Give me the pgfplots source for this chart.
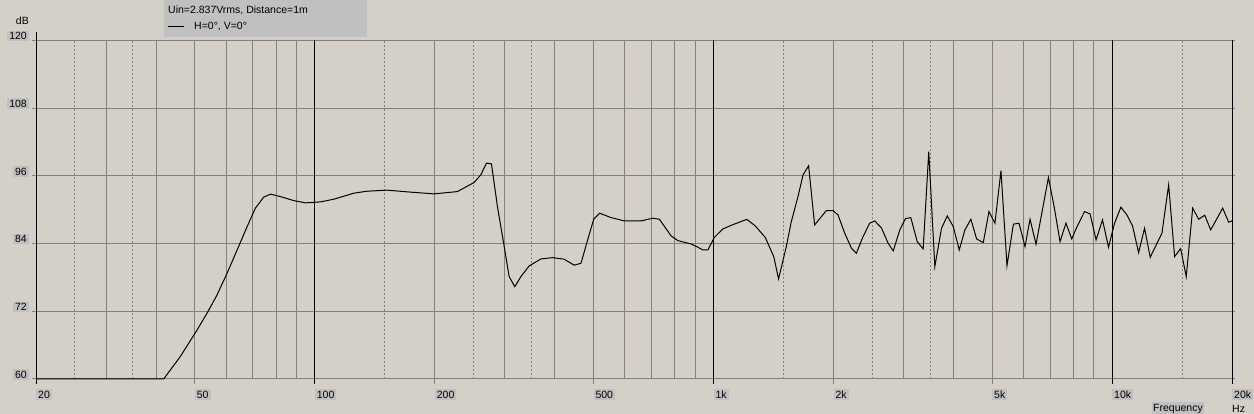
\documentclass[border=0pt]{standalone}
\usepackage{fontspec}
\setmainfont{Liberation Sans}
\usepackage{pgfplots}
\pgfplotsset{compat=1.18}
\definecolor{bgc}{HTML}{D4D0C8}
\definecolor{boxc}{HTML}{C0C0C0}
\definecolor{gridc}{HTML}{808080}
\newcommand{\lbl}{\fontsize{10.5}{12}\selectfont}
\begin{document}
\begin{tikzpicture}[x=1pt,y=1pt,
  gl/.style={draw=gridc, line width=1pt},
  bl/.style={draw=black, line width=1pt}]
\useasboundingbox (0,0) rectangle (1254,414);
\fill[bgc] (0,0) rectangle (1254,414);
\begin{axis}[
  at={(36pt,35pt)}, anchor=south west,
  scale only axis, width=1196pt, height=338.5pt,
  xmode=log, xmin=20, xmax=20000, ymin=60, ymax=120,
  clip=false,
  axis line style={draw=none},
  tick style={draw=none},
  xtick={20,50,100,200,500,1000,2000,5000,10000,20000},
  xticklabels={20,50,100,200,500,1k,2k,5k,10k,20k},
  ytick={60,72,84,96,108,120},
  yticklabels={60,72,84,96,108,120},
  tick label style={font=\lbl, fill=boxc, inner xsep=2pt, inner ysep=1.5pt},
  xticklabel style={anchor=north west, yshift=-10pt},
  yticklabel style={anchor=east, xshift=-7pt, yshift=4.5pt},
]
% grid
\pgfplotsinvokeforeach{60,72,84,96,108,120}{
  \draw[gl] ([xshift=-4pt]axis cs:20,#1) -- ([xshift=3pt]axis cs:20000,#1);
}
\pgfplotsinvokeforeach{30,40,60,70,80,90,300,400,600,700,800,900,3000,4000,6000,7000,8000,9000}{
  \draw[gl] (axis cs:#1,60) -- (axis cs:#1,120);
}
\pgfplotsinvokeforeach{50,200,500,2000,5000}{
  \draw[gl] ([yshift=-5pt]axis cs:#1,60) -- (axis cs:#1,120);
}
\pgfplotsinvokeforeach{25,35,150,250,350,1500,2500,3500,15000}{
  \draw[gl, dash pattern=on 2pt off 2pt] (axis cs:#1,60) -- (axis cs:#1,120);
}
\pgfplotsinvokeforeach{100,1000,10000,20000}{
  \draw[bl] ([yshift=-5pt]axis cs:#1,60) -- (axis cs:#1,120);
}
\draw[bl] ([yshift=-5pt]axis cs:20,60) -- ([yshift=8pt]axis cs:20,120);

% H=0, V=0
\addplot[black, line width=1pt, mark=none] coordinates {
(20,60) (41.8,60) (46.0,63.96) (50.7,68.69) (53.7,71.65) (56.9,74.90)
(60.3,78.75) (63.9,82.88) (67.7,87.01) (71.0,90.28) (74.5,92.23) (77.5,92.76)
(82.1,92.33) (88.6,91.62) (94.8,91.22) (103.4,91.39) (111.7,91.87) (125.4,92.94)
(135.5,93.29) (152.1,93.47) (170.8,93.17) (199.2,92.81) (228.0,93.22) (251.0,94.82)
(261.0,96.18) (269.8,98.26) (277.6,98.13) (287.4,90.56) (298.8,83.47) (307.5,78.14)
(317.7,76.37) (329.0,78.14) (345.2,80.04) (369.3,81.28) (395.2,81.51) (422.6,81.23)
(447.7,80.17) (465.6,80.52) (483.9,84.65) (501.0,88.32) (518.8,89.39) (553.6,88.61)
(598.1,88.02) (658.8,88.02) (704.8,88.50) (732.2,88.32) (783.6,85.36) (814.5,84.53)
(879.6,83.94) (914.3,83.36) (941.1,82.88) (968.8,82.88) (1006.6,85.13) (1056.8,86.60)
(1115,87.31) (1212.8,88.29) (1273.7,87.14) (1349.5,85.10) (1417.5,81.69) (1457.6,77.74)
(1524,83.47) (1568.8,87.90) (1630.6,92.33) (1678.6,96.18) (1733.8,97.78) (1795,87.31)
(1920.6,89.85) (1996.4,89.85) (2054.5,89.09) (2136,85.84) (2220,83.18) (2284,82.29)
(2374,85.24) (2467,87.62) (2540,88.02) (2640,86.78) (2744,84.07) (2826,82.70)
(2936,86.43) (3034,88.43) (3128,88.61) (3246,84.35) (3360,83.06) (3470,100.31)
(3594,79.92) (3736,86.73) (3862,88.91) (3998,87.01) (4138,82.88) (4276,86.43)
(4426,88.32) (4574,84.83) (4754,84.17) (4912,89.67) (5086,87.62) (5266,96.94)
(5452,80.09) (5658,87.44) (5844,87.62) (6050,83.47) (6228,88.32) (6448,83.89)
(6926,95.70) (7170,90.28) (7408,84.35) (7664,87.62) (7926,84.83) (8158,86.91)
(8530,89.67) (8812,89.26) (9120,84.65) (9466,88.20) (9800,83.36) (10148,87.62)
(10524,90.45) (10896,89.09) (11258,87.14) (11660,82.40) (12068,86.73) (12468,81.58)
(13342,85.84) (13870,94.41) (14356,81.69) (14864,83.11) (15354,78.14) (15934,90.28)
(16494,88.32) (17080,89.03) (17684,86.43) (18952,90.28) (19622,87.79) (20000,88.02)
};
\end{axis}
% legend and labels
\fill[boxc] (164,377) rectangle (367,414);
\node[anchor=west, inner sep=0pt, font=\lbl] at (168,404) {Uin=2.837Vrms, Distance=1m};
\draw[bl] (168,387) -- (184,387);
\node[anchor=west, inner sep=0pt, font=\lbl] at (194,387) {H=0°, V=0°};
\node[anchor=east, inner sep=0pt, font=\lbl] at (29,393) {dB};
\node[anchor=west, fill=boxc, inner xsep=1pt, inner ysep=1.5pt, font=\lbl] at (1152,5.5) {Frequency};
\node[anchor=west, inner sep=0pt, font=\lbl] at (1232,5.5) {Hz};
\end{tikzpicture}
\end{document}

----

> [DIRECTION]: Exclude the images and reproduce the remaining data exactly.

> [PROBLEM SOLUTION]:
Give me the pgfplots source for this chart.
\documentclass[border=0pt]{standalone}
\usepackage{fontspec}
\setmainfont{Liberation Sans}
\usepackage{pgfplots}
\pgfplotsset{compat=1.18}
\definecolor{bgc}{HTML}{D4D0C8}
\definecolor{boxc}{HTML}{C0C0C0}
\definecolor{gridc}{HTML}{808080}
\newcommand{\lbl}{\fontsize{10.5}{12}\selectfont}
\begin{document}
\begin{tikzpicture}[x=1pt,y=1pt,
  gl/.style={draw=gridc, line width=1pt},
  bl/.style={draw=black, line width=1pt}]
\useasboundingbox (0,0) rectangle (1254,414);
\fill[bgc] (0,0) rectangle (1254,414);
\begin{axis}[
  at={(36pt,35pt)}, anchor=south west,
  scale only axis, width=1196pt, height=338.5pt,
  xmode=log, xmin=20, xmax=20000, ymin=60, ymax=120,
  clip=false,
  axis line style={draw=none},
  tick style={draw=none},
  xtick={20,50,100,200,500,1000,2000,5000,10000,20000},
  xticklabels={20,50,100,200,500,1k,2k,5k,10k,20k},
  ytick={60,72,84,96,108,120},
  yticklabels={60,72,84,96,108,120},
  tick label style={font=\lbl, fill=boxc, inner xsep=2pt, inner ysep=1.5pt},
  xticklabel style={anchor=north west, yshift=-10pt},
  yticklabel style={anchor=east, xshift=-7pt, yshift=4.5pt},
]
% grid
\pgfplotsinvokeforeach{60,72,84,96,108,120}{
  \draw[gl] ([xshift=-4pt]axis cs:20,#1) -- ([xshift=3pt]axis cs:20000,#1);
}
\pgfplotsinvokeforeach{30,40,60,70,80,90,300,400,600,700,800,900,3000,4000,6000,7000,8000,9000}{
  \draw[gl] (axis cs:#1,60) -- (axis cs:#1,120);
}
\pgfplotsinvokeforeach{50,200,500,2000,5000}{
  \draw[gl] ([yshift=-5pt]axis cs:#1,60) -- (axis cs:#1,120);
}
\pgfplotsinvokeforeach{25,35,150,250,350,1500,2500,3500,15000}{
  \draw[gl, dash pattern=on 2pt off 2pt] (axis cs:#1,60) -- (axis cs:#1,120);
}
\pgfplotsinvokeforeach{100,1000,10000,20000}{
  \draw[bl] ([yshift=-5pt]axis cs:#1,60) -- (axis cs:#1,120);
}
\draw[bl] ([yshift=-5pt]axis cs:20,60) -- ([yshift=8pt]axis cs:20,120);

% H=0, V=0
\addplot[black, line width=1pt, mark=none] coordinates {
(20,60) (41.8,60) (46.0,63.96) (50.7,68.69) (53.7,71.65) (56.9,74.90)
(60.3,78.75) (63.9,82.88) (67.7,87.01) (71.0,90.28) (74.5,92.23) (77.5,92.76)
(82.1,92.33) (88.6,91.62) (94.8,91.22) (103.4,91.39) (111.7,91.87) (125.4,92.94)
(135.5,93.29) (152.1,93.47) (170.8,93.17) (199.2,92.81) (228.0,93.22) (251.0,94.82)
(261.0,96.18) (269.8,98.26) (277.6,98.13) (287.4,90.56) (298.8,83.47) (307.5,78.14)
(317.7,76.37) (329.0,78.14) (345.2,80.04) (369.3,81.28) (395.2,81.51) (422.6,81.23)
(447.7,80.17) (465.6,80.52) (483.9,84.65) (501.0,88.32) (518.8,89.39) (553.6,88.61)
(598.1,88.02) (658.8,88.02) (704.8,88.50) (732.2,88.32) (783.6,85.36) (814.5,84.53)
(879.6,83.94) (914.3,83.36) (941.1,82.88) (968.8,82.88) (1006.6,85.13) (1056.8,86.60)
(1115,87.31) (1212.8,88.29) (1273.7,87.14) (1349.5,85.10) (1417.5,81.69) (1457.6,77.74)
(1524,83.47) (1568.8,87.90) (1630.6,92.33) (1678.6,96.18) (1733.8,97.78) (1795,87.31)
(1920.6,89.85) (1996.4,89.85) (2054.5,89.09) (2136,85.84) (2220,83.18) (2284,82.29)
(2374,85.24) (2467,87.62) (2540,88.02) (2640,86.78) (2744,84.07) (2826,82.70)
(2936,86.43) (3034,88.43) (3128,88.61) (3246,84.35) (3360,83.06) (3470,100.31)
(3594,79.92) (3736,86.73) (3862,88.91) (3998,87.01) (4138,82.88) (4276,86.43)
(4426,88.32) (4574,84.83) (4754,84.17) (4912,89.67) (5086,87.62) (5266,96.94)
(5452,80.09) (5658,87.44) (5844,87.62) (6050,83.47) (6228,88.32) (6448,83.89)
(6926,95.70) (7170,90.28) (7408,84.35) (7664,87.62) (7926,84.83) (8158,86.91)
(8530,89.67) (8812,89.26) (9120,84.65) (9466,88.20) (9800,83.36) (10148,87.62)
(10524,90.45) (10896,89.09) (11258,87.14) (11660,82.40) (12068,86.73) (12468,81.58)
(13342,85.84) (13870,94.41) (14356,81.69) (14864,83.11) (15354,78.14) (15934,90.28)
(16494,88.32) (17080,89.03) (17684,86.43) (18952,90.28) (19622,87.79) (20000,88.02)
};
\end{axis}
% legend and labels
\fill[boxc] (164,377) rectangle (367,414);
\node[anchor=west, inner sep=0pt, font=\lbl] at (168,404) {Uin=2.837Vrms, Distance=1m};
\draw[bl] (168,387) -- (184,387);
\node[anchor=west, inner sep=0pt, font=\lbl] at (194,387) {H=0°, V=0°};
\node[anchor=east, inner sep=0pt, font=\lbl] at (29,393) {dB};
\node[anchor=west, fill=boxc, inner xsep=1pt, inner ysep=1.5pt, font=\lbl] at (1152,5.5) {Frequency};
\node[anchor=west, inner sep=0pt, font=\lbl] at (1232,5.5) {Hz};
\end{tikzpicture}
\end{document}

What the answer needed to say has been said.